Now, her career seems back on track, her Tabloid Throne snatched by people who actually make her look talented. She has an undeniably catchy dance hit on the radio and is once again selling out arenas, the cooter flashing and head shaving but a blip on the radar. A quick career recap looks like this: From Pop-Princess-in-waiting to devil spawn intent on sexualizing tweens, from tabloid curio to train wreck, to all is quiet on the water front to, now, bonafide Pop Icon.
If you think that last bit a stretch, it’s because you weren’t one of the more than 14,000 on hand at the Wells Fargo Center on Saturday night watching her straight rip the roof off the fucking place during the closing number, “Till the World Ends.” (Of course, the fireworks, elaborate stage set, blinding lights and incredibly athletic/acrobatic dancers helped.)
To be sure, a good deal of Brit Brit’s Femme Fatale show invokes many of the same “Is she for real?” moments of that widely lambasted VMA performance of ’07. She remains only mildly interested in choreography—half-committed, she is, to even the most basic of dance moves, her outstanding dancers make her look as though she’s performing under water— and, it’s no longer even denied that she lip-syncs through about 80 of the 85 minutes she’s on stage.
But the capacity crowd at Wells Fargo didn’t mind.
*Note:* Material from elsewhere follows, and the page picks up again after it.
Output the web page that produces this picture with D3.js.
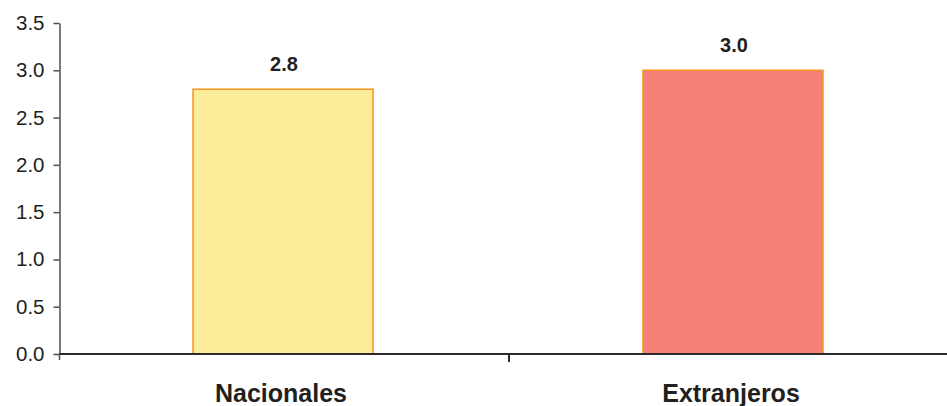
<!DOCTYPE html>
<html>
<head>
<meta charset="utf-8">
<script src="https://cdn.jsdelivr.net/npm/d3@7"></script>
<style>
  html, body { margin: 0; padding: 0; background: #fff; }
  svg { display: block; }
  text { font-family: "Liberation Sans", Arial, Helvetica, sans-serif; fill: #231f20; }
</style>
</head>
<body>
<svg id="chart" width="947" height="406"></svg>
<script>
const categories = ["Nacionales", "Extranjeros"];
const values = [2.8, 3.0];
const valueLabels = ["2.8", "3.0"];
const yTicks = [0, 0.5, 1.0, 1.5, 2.0, 2.5, 3.0, 3.5];
const fills = ["#fced9b", "#f48078"];

const svg = d3.select("#chart");

const y = d3.scaleLinear().domain([0, 3.5]).range([354, 23]);
const x = d3.scaleBand().domain(categories).range([58, 958])
  .paddingInner(0.6).paddingOuter(0.3);

// Bars
svg.selectAll("rect.bar").data(values).enter().append("rect")
  .attr("class", "bar")
  .attr("x", (d, i) => x(categories[i]))
  .attr("width", x.bandwidth())
  .attr("y", d => y(d))
  .attr("height", d => y(0) - y(d))
  .attr("fill", (d, i) => fills[i])
  .attr("stroke", "#f7941d")
  .attr("stroke-width", 1.5);

// Value labels
svg.selectAll("text.val").data(values).enter().append("text")
  .attr("class", "val")
  .attr("x", (d, i) => x(categories[i]) + x.bandwidth() / 2 + 1)
  .attr("y", d => y(d) - 18)
  .attr("text-anchor", "middle")
  .attr("font-size", 20)
  .attr("font-weight", "bold")
  .text((d, i) => valueLabels[i]);

// Y axis
const yAxis = d3.axisLeft(y).tickValues(yTicks).tickFormat(d3.format(".1f"))
  .tickSize(6).tickSizeOuter(0).tickPadding(9);
const gy = svg.append("g").attr("transform", "translate(59.5,0)").call(yAxis);
gy.select(".domain").attr("stroke", "#4a4f50").attr("stroke-width", 1.5);
gy.selectAll(".tick line").attr("stroke", "#4a4f50").attr("stroke-width", 1.5);
gy.selectAll(".tick text").attr("font-size", 20.5).attr("fill", "#231f20")
  .attr("font-family", "'Liberation Sans', Arial, sans-serif");

// X axis
const xTickPositions = [x.step() * 1 + 59];
svg.append("line")
  .attr("x1", 59).attr("x2", 947)
  .attr("y1", y(0)).attr("y2", y(0))
  .attr("stroke", "#2b2b2b").attr("stroke-width", 2);
svg.selectAll("line.xtick").data(xTickPositions).enter().append("line")
  .attr("class", "xtick")
  .attr("x1", d => d).attr("x2", d => d)
  .attr("y1", y(0)).attr("y2", y(0) + 8)
  .attr("stroke", "#2b2b2b").attr("stroke-width", 2);
svg.append("line")
  .attr("x1", 59.5).attr("x2", 59.5)
  .attr("y1", y(0)).attr("y2", y(0) + 6)
  .attr("stroke", "#4a4f50").attr("stroke-width", 1.5);

// Category labels
svg.selectAll("text.cat").data(categories).enter().append("text")
  .attr("class", "cat")
  .attr("x", d => x(d) + x.bandwidth() / 2 - 2)
  .attr("y", 402)
  .attr("text-anchor", "middle")
  .attr("font-size", 25)
  .attr("font-weight", "bold")
  .text(d => d);
</script>
</body>
</html>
LEAVE BRITNEY ALONE ! The gathered mass pulsed with an undeniable electricity from opening number “Hold It Against Me” on through to a medley of hits like “I’m A Slave 4 U” and “Baby One More Time” and the aforementioned barnburner, “Till the World Ends.” Around the arena, women in Ugg boots and men dressed like backup dancers sang every word. Britney and her fans remain thick as thieves, her influence on them incredibly strong.
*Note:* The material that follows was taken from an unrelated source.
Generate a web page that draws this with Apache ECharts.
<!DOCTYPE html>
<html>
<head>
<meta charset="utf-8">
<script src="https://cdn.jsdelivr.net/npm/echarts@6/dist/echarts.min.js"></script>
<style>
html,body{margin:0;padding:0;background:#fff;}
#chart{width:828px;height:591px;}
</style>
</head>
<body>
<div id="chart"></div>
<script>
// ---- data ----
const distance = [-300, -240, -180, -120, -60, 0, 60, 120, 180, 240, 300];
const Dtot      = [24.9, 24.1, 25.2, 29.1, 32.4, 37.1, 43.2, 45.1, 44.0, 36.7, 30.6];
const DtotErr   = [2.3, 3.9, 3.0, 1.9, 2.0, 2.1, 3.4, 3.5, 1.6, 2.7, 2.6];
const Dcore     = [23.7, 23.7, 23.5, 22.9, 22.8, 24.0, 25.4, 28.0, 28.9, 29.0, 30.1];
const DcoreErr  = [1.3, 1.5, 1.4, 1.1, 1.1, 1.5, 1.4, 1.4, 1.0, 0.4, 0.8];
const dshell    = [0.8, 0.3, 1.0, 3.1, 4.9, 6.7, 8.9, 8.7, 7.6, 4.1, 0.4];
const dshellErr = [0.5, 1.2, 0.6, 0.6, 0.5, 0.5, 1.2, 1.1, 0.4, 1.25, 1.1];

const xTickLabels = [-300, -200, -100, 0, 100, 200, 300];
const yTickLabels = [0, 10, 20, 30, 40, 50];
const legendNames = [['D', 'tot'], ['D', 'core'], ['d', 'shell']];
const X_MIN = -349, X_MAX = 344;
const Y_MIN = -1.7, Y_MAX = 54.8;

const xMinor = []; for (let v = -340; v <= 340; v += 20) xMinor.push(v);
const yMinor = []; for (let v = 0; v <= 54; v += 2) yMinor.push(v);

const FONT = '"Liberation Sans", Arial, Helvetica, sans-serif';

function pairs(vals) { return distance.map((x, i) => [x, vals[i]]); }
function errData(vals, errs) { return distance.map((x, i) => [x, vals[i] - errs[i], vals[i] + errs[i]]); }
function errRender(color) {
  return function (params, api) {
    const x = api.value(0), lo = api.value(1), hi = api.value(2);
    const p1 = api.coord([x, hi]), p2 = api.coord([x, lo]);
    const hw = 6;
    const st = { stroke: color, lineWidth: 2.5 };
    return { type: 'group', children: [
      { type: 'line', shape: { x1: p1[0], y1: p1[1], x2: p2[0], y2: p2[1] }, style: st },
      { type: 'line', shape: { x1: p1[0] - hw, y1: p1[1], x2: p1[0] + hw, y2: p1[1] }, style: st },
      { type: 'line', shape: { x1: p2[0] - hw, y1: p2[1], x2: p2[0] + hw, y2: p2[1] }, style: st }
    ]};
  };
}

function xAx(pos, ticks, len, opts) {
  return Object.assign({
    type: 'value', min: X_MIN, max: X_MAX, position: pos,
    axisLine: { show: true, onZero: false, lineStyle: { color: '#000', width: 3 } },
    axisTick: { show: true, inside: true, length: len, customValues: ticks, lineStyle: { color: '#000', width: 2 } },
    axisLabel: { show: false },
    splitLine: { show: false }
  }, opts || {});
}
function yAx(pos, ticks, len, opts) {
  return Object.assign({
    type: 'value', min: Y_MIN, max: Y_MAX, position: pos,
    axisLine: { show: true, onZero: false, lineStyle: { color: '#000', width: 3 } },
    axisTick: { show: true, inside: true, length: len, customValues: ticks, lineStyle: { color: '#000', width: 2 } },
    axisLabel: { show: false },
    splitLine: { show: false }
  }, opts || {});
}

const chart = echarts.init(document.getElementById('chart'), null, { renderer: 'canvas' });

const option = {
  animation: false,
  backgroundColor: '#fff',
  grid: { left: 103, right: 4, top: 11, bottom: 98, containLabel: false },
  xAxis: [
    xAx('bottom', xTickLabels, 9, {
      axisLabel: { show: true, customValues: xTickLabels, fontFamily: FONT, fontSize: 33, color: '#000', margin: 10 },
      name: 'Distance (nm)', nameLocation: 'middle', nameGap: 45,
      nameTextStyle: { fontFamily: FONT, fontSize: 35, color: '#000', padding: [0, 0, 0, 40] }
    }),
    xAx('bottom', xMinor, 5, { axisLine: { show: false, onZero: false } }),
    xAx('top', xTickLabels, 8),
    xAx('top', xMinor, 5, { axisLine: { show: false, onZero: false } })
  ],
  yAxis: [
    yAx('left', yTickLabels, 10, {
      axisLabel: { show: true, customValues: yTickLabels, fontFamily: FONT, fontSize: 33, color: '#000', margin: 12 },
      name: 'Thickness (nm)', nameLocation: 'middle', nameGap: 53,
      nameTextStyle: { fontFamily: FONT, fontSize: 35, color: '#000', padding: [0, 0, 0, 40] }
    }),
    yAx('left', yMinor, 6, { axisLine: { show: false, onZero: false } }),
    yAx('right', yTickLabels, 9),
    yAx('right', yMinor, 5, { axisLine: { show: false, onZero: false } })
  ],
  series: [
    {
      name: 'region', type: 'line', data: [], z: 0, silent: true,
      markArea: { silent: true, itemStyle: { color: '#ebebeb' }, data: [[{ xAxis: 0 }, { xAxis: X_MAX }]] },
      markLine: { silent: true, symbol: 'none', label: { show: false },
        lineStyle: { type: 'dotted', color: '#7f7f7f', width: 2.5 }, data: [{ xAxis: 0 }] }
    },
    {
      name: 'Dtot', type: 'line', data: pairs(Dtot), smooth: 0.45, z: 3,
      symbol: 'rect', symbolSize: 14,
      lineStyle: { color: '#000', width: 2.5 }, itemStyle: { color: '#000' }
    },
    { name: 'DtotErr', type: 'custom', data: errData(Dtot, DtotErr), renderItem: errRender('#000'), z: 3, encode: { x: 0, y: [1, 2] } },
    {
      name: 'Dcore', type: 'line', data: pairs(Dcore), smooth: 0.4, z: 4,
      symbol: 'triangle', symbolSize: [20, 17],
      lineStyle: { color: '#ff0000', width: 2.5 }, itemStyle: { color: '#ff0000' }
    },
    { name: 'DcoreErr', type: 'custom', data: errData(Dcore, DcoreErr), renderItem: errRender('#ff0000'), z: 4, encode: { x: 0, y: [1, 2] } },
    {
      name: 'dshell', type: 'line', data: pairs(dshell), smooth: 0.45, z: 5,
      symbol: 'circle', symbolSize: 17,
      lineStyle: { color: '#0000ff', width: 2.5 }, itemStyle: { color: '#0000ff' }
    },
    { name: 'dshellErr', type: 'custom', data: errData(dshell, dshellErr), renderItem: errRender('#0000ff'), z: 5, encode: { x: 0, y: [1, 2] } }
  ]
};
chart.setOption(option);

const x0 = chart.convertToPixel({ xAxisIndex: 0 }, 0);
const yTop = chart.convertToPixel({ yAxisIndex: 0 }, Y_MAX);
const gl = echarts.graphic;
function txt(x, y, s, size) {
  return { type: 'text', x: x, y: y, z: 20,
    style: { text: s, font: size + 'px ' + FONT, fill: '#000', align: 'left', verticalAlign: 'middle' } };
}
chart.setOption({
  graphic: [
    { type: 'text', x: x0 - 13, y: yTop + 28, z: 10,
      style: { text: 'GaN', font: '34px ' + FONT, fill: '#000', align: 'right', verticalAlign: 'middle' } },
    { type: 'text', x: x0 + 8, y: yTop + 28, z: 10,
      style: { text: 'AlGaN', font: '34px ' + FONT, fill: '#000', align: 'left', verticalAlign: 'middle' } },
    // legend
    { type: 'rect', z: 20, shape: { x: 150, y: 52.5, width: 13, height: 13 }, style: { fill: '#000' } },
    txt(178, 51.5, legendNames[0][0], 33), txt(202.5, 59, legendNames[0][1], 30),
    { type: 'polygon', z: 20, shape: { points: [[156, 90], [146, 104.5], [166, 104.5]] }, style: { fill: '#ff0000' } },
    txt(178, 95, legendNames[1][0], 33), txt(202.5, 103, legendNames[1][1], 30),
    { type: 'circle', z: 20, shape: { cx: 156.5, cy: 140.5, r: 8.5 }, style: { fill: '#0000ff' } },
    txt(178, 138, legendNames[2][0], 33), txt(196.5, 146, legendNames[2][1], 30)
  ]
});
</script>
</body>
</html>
Her influence on the modern crop of pop ingenues, however, is limited. Katy Perry and Rihanna, both at Wells Fargo the last few weeks, are better performers. Taylor Swift, at Lincoln Financial this Saturday, eschewed wearing corsets and fishnets and singing slyly about sex. Gaga is from a planet that doesn’t exist in Britney’s orbit. Of the current class, only Ke$ha—who performs at Festival Pier on Aug. 17 and who co-wrote “Till the World Ends”—owes any bit of her act, look or vibe to Britney.
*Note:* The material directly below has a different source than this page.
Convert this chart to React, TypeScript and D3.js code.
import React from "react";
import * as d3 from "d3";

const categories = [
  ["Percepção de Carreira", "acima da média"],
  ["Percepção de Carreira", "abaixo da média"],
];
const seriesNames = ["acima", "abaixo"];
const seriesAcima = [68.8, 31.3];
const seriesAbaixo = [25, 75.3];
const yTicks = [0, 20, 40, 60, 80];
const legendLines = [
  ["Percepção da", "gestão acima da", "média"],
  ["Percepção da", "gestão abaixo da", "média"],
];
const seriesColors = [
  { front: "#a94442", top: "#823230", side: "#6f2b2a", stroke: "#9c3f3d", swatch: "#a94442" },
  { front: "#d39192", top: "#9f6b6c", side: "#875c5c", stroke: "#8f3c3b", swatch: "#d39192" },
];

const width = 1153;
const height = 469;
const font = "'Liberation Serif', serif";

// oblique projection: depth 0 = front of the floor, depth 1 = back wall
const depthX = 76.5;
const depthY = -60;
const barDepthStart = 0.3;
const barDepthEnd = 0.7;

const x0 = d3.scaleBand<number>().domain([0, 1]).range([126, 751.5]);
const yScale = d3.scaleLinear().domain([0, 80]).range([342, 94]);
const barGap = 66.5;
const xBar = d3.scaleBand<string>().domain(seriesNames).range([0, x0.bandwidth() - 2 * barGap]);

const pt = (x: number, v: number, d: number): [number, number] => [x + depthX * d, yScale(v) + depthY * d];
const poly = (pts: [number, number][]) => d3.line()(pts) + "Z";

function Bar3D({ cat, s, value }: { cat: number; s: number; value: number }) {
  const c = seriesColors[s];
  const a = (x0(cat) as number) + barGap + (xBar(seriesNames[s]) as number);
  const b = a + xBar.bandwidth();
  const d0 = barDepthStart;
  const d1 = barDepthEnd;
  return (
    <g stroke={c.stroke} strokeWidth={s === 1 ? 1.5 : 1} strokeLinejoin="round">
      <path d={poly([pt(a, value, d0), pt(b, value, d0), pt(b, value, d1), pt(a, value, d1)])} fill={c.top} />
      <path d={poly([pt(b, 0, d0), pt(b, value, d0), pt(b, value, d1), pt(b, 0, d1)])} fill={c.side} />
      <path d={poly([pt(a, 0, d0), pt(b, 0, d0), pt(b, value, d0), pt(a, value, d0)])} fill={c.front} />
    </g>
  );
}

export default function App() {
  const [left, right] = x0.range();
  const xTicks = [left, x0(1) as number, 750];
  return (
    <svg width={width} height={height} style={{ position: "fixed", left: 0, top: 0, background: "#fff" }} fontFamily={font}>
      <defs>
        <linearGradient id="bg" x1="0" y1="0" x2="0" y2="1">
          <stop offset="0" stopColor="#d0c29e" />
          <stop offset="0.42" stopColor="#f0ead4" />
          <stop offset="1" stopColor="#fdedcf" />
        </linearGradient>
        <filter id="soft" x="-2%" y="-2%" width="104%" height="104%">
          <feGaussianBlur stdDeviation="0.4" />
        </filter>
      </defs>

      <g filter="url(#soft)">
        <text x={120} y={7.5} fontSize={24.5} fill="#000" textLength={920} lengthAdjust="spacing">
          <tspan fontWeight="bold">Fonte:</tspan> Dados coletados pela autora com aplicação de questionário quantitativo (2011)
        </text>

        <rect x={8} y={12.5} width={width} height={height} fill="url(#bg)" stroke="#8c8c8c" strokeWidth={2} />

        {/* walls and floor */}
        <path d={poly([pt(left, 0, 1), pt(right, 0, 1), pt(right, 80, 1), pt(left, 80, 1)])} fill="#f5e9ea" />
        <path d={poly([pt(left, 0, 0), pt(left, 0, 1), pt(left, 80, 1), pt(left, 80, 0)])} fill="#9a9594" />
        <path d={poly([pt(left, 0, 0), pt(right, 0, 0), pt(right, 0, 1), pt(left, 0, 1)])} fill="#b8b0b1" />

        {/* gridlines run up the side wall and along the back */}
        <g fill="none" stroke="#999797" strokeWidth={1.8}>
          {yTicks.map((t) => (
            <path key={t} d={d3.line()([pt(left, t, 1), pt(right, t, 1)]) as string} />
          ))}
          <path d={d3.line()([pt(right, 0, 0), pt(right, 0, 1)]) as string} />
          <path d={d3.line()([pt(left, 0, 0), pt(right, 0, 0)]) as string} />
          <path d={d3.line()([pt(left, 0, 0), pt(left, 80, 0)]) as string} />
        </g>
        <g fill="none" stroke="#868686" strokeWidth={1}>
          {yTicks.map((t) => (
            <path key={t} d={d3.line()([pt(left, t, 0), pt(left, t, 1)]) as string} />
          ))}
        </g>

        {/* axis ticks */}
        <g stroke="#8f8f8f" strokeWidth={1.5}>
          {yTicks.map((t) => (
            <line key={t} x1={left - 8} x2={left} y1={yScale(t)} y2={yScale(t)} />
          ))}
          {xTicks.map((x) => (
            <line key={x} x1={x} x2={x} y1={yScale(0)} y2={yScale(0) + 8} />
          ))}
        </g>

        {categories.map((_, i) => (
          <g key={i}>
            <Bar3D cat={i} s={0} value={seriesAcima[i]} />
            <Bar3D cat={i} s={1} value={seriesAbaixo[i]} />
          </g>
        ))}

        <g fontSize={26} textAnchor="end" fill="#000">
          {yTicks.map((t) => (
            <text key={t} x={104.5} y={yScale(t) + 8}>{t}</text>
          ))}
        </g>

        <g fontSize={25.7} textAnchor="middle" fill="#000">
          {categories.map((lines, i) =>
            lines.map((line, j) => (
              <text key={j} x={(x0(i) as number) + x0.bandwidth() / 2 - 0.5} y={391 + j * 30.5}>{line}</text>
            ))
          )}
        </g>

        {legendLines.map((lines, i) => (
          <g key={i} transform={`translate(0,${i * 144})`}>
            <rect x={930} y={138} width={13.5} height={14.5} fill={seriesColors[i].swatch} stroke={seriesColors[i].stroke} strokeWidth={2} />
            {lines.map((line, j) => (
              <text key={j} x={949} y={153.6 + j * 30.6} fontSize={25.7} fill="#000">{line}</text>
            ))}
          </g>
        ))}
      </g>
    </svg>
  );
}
But Britney is still the OG of this Pop Princess shit, and her fans are loyal and legion. She’s the only one of her class who had any staying power: Jessica Simpson, Mandy Moore and Christina Aguilera have faded to varying degrees, the latter canceled her last tour due to a lack of ticket sales. For her longevity, for her ability to make a swift U-turn at the gates of a lifetime of infamy, Britney deserves credit. The crowd at Wells Fargo was happy to give it.
That she’s managed this considerable feat without ever learning to sing or dance might inspire you with contempt, awe, or a confusing mix of both. Either way, to paraphrase “Till the World Ends,” you’ve never felt like this before.